> Direction:
Only the lines from the top of the listing below to the line that has "STEP_H = 0.5" should be echoed, with both ends kept and pictures left out.

> Information provided:
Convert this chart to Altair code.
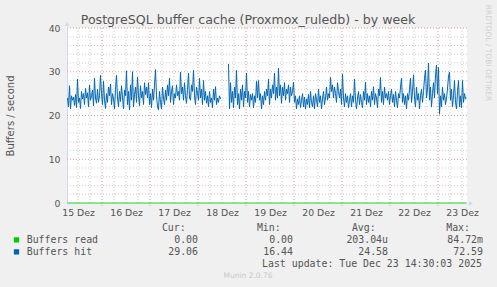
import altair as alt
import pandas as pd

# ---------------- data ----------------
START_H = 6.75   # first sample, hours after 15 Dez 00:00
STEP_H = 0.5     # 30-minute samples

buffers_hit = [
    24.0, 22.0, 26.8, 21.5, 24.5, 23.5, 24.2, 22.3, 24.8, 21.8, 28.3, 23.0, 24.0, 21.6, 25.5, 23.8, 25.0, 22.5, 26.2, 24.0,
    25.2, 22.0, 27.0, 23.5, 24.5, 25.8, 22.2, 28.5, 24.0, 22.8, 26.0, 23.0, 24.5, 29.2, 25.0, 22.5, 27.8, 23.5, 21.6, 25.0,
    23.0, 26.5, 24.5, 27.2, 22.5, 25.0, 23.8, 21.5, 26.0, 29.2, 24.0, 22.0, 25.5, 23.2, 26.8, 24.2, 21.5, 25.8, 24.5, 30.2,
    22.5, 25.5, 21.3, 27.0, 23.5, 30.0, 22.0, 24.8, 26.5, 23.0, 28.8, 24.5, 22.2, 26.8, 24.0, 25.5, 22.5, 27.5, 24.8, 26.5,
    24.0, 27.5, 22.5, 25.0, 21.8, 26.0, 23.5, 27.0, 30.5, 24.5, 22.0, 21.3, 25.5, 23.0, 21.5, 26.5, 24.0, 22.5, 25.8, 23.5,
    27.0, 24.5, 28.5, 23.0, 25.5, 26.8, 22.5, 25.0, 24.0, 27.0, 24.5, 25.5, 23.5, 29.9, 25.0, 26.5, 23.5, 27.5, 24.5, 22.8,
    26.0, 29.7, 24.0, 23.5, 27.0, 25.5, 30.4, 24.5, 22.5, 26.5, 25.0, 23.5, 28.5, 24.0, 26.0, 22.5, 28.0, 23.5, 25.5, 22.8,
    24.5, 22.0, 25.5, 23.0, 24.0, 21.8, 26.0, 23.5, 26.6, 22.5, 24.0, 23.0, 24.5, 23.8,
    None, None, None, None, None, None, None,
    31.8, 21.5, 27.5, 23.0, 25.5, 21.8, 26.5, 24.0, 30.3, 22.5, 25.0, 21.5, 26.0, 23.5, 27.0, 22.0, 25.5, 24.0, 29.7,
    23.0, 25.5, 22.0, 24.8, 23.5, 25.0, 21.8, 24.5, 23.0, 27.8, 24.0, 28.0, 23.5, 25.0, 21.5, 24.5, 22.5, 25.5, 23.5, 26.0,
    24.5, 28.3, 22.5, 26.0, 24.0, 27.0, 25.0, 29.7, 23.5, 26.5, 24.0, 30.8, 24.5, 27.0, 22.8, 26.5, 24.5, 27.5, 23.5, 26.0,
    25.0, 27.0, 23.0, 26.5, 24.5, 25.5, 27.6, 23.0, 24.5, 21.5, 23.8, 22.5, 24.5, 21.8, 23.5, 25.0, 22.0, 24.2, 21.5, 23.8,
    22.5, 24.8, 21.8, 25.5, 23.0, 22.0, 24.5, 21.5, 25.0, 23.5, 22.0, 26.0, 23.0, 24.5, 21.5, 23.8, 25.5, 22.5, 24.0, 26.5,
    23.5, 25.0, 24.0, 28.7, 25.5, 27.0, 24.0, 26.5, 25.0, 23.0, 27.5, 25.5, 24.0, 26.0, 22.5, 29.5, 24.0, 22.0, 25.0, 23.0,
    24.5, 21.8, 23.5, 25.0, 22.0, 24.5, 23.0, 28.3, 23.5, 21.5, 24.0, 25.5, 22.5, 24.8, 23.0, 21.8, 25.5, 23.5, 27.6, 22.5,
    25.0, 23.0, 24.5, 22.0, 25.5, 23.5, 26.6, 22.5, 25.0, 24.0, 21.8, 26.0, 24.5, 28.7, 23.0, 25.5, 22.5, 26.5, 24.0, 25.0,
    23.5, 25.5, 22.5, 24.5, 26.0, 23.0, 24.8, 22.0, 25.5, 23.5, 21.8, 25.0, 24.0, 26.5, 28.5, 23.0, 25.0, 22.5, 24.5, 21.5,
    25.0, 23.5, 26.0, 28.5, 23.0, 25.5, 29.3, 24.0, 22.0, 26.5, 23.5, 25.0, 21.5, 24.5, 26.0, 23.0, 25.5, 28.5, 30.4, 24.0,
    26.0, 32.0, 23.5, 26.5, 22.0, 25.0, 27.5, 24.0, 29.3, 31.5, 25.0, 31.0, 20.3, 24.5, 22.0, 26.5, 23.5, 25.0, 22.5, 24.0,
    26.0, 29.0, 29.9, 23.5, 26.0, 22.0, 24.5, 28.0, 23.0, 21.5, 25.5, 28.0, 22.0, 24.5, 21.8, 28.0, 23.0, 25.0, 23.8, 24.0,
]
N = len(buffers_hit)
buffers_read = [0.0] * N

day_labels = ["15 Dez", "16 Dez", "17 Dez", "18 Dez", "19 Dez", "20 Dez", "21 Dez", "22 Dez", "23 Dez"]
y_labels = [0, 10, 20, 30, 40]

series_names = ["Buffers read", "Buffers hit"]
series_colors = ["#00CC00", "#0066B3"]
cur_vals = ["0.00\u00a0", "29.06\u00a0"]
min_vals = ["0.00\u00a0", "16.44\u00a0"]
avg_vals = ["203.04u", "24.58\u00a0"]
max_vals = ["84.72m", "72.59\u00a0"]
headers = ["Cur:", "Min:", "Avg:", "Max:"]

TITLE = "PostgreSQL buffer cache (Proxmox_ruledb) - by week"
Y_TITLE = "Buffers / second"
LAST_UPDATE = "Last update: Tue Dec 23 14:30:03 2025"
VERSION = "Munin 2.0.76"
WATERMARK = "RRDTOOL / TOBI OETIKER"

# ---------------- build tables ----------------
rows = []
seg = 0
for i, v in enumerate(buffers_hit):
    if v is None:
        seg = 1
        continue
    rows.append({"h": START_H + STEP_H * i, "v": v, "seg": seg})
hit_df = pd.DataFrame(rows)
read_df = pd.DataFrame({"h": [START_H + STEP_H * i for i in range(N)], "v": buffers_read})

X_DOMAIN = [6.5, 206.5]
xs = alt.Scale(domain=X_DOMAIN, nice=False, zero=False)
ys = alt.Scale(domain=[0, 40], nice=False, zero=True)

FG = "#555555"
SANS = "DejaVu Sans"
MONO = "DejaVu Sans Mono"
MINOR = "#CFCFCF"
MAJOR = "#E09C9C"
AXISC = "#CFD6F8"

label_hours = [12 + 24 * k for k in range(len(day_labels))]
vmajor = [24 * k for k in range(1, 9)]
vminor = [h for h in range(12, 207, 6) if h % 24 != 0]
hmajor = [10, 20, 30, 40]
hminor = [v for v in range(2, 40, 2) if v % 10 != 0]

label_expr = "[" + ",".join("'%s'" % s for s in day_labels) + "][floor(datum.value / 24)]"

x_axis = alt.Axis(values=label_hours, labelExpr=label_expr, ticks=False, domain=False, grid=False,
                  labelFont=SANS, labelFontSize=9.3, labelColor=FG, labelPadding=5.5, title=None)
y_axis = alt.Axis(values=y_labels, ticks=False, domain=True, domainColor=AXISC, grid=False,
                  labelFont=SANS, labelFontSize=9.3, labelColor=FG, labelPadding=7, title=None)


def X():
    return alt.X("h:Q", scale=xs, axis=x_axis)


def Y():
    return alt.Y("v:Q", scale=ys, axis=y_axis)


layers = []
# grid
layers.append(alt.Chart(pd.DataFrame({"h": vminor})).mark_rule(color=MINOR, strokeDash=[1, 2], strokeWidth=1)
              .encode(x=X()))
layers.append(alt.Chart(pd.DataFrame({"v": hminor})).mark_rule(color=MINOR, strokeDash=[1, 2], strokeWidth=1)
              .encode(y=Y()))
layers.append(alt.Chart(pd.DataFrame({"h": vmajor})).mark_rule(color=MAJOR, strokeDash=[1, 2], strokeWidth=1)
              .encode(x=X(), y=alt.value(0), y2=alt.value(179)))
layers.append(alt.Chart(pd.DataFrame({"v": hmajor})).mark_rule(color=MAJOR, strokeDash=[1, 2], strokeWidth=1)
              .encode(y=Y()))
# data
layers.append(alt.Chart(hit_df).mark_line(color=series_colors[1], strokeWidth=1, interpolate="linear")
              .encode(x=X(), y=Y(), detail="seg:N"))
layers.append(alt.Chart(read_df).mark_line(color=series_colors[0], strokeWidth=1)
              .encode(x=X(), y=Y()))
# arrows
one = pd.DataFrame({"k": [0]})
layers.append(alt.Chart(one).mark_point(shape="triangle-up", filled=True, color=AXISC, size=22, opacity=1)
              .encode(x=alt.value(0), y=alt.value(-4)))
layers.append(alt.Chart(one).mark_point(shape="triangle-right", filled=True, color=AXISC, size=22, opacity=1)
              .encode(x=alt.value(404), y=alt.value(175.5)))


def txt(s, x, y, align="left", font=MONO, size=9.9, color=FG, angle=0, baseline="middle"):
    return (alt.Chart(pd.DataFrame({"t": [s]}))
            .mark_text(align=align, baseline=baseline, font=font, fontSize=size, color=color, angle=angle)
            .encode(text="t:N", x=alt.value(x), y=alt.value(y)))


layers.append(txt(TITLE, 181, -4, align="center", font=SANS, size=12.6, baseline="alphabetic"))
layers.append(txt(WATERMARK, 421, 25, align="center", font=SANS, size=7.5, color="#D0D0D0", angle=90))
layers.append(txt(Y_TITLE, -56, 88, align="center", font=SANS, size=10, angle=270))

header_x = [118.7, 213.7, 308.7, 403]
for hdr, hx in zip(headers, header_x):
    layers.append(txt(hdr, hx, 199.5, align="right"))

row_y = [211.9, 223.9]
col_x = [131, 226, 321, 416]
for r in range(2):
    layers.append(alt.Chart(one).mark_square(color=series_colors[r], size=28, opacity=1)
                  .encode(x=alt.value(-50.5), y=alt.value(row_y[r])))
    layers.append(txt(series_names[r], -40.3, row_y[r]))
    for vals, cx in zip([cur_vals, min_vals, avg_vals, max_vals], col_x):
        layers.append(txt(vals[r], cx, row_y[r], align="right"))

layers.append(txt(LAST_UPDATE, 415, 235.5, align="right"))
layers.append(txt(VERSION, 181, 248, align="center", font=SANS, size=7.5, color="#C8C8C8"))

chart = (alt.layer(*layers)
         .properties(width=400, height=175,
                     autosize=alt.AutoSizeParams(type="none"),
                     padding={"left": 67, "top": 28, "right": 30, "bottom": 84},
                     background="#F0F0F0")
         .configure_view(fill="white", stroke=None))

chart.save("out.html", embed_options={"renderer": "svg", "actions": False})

> Output below:
Convert this chart to Altair code.
import altair as alt
import pandas as pd

# ---------------- data ----------------
START_H = 6.75   # first sample, hours after 15 Dez 00:00
STEP_H = 0.5     # 30-minute samples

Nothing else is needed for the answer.